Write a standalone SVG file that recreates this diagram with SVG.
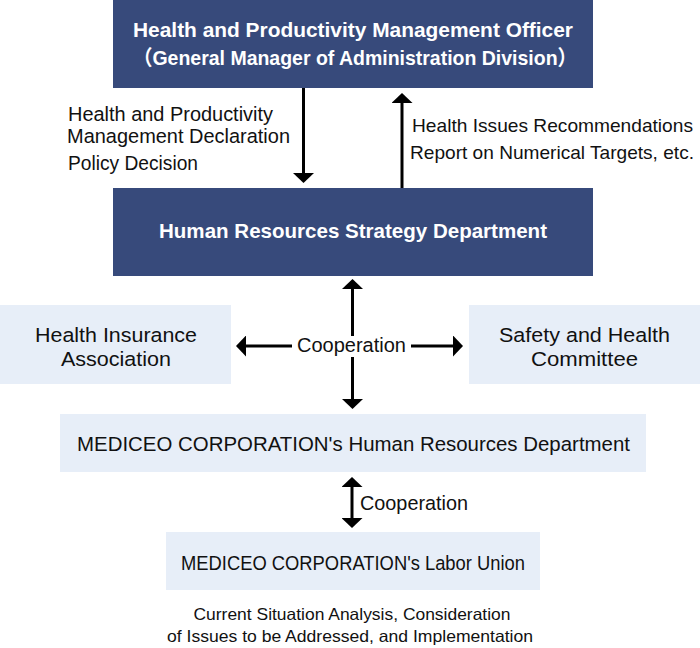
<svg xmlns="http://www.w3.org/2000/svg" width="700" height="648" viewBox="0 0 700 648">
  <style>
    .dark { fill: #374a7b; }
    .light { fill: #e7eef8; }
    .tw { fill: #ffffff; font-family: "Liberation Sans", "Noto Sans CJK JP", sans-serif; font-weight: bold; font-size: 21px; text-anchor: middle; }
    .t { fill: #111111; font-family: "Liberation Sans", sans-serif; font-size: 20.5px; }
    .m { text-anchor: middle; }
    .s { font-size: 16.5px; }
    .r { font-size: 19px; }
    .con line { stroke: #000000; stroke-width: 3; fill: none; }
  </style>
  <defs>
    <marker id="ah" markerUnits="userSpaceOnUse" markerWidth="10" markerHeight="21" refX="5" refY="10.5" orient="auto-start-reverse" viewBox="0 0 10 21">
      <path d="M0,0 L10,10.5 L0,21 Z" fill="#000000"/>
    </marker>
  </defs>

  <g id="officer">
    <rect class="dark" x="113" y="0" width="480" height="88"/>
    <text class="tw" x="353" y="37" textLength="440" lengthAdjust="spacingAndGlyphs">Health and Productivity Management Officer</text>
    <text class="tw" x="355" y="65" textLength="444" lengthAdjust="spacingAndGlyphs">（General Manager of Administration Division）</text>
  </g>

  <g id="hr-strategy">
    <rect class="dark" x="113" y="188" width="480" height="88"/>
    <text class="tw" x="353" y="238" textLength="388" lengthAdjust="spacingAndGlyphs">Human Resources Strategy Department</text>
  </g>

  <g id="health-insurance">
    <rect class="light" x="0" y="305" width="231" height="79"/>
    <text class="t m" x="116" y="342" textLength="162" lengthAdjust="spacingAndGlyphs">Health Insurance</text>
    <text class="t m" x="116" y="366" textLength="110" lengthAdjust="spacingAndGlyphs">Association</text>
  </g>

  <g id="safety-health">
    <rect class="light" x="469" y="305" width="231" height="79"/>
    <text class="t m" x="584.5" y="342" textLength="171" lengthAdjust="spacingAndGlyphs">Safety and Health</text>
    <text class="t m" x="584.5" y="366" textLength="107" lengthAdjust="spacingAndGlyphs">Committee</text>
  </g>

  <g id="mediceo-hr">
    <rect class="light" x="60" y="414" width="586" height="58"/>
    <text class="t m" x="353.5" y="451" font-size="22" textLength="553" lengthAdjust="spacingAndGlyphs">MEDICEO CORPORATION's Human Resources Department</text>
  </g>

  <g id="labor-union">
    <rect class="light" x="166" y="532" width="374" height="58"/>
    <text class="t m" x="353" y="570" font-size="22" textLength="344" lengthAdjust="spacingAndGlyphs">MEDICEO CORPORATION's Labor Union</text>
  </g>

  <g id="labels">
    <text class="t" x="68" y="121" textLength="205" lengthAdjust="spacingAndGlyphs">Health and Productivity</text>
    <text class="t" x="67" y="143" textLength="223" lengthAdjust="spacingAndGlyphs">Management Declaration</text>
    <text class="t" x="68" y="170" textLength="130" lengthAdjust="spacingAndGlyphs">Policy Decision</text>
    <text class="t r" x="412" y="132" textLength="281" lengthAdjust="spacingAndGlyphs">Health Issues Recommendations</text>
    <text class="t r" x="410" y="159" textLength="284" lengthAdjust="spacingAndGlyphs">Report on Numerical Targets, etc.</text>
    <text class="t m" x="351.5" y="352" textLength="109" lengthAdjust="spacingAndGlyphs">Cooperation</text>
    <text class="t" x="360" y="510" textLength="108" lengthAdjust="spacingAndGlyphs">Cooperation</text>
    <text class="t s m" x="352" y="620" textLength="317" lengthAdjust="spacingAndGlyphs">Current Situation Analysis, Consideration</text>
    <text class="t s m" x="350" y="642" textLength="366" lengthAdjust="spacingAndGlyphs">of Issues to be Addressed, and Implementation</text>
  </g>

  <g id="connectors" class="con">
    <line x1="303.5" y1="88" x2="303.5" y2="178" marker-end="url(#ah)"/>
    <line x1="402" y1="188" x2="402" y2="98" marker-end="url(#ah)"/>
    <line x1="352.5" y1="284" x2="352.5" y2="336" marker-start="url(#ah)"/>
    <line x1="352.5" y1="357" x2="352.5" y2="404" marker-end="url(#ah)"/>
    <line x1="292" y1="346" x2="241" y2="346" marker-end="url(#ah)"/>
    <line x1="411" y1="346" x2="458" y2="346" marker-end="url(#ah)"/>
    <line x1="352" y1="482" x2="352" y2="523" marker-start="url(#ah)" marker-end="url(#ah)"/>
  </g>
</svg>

------------------------------------------------------------------------

● Instructions for the task: Reproduce every line exactly and omit all pictures.

● Answer to this task:
Write a standalone SVG file that recreates this diagram with SVG.
<svg xmlns="http://www.w3.org/2000/svg" width="700" height="648" viewBox="0 0 700 648">
  <style>
    .dark { fill: #374a7b; }
    .light { fill: #e7eef8; }
    .tw { fill: #ffffff; font-family: "Liberation Sans", "Noto Sans CJK JP", sans-serif; font-weight: bold; font-size: 21px; text-anchor: middle; }
    .t { fill: #111111; font-family: "Liberation Sans", sans-serif; font-size: 20.5px; }
    .m { text-anchor: middle; }
    .s { font-size: 16.5px; }
    .r { font-size: 19px; }
    .con line { stroke: #000000; stroke-width: 3; fill: none; }
  </style>
  <defs>
    <marker id="ah" markerUnits="userSpaceOnUse" markerWidth="10" markerHeight="21" refX="5" refY="10.5" orient="auto-start-reverse" viewBox="0 0 10 21">
      <path d="M0,0 L10,10.5 L0,21 Z" fill="#000000"/>
    </marker>
  </defs>

  <g id="officer">
    <rect class="dark" x="113" y="0" width="480" height="88"/>
    <text class="tw" x="353" y="37" textLength="440" lengthAdjust="spacingAndGlyphs">Health and Productivity Management Officer</text>
    <text class="tw" x="355" y="65" textLength="444" lengthAdjust="spacingAndGlyphs">（General Manager of Administration Division）</text>
  </g>

  <g id="hr-strategy">
    <rect class="dark" x="113" y="188" width="480" height="88"/>
    <text class="tw" x="353" y="238" textLength="388" lengthAdjust="spacingAndGlyphs">Human Resources Strategy Department</text>
  </g>

  <g id="health-insurance">
    <rect class="light" x="0" y="305" width="231" height="79"/>
    <text class="t m" x="116" y="342" textLength="162" lengthAdjust="spacingAndGlyphs">Health Insurance</text>
    <text class="t m" x="116" y="366" textLength="110" lengthAdjust="spacingAndGlyphs">Association</text>
  </g>

  <g id="safety-health">
    <rect class="light" x="469" y="305" width="231" height="79"/>
    <text class="t m" x="584.5" y="342" textLength="171" lengthAdjust="spacingAndGlyphs">Safety and Health</text>
    <text class="t m" x="584.5" y="366" textLength="107" lengthAdjust="spacingAndGlyphs">Committee</text>
  </g>

  <g id="mediceo-hr">
    <rect class="light" x="60" y="414" width="586" height="58"/>
    <text class="t m" x="353.5" y="451" font-size="22" textLength="553" lengthAdjust="spacingAndGlyphs">MEDICEO CORPORATION's Human Resources Department</text>
  </g>

  <g id="labor-union">
    <rect class="light" x="166" y="532" width="374" height="58"/>
    <text class="t m" x="353" y="570" font-size="22" textLength="344" lengthAdjust="spacingAndGlyphs">MEDICEO CORPORATION's Labor Union</text>
  </g>

  <g id="labels">
    <text class="t" x="68" y="121" textLength="205" lengthAdjust="spacingAndGlyphs">Health and Productivity</text>
    <text class="t" x="67" y="143" textLength="223" lengthAdjust="spacingAndGlyphs">Management Declaration</text>
    <text class="t" x="68" y="170" textLength="130" lengthAdjust="spacingAndGlyphs">Policy Decision</text>
    <text class="t r" x="412" y="132" textLength="281" lengthAdjust="spacingAndGlyphs">Health Issues Recommendations</text>
    <text class="t r" x="410" y="159" textLength="284" lengthAdjust="spacingAndGlyphs">Report on Numerical Targets, etc.</text>
    <text class="t m" x="351.5" y="352" textLength="109" lengthAdjust="spacingAndGlyphs">Cooperation</text>
    <text class="t" x="360" y="510" textLength="108" lengthAdjust="spacingAndGlyphs">Cooperation</text>
    <text class="t s m" x="352" y="620" textLength="317" lengthAdjust="spacingAndGlyphs">Current Situation Analysis, Consideration</text>
    <text class="t s m" x="350" y="642" textLength="366" lengthAdjust="spacingAndGlyphs">of Issues to be Addressed, and Implementation</text>
  </g>

  <g id="connectors" class="con">
    <line x1="303.5" y1="88" x2="303.5" y2="178" marker-end="url(#ah)"/>
    <line x1="402" y1="188" x2="402" y2="98" marker-end="url(#ah)"/>
    <line x1="352.5" y1="284" x2="352.5" y2="336" marker-start="url(#ah)"/>
    <line x1="352.5" y1="357" x2="352.5" y2="404" marker-end="url(#ah)"/>
    <line x1="292" y1="346" x2="241" y2="346" marker-end="url(#ah)"/>
    <line x1="411" y1="346" x2="458" y2="346" marker-end="url(#ah)"/>
    <line x1="352" y1="482" x2="352" y2="523" marker-start="url(#ah)" marker-end="url(#ah)"/>
  </g>
</svg>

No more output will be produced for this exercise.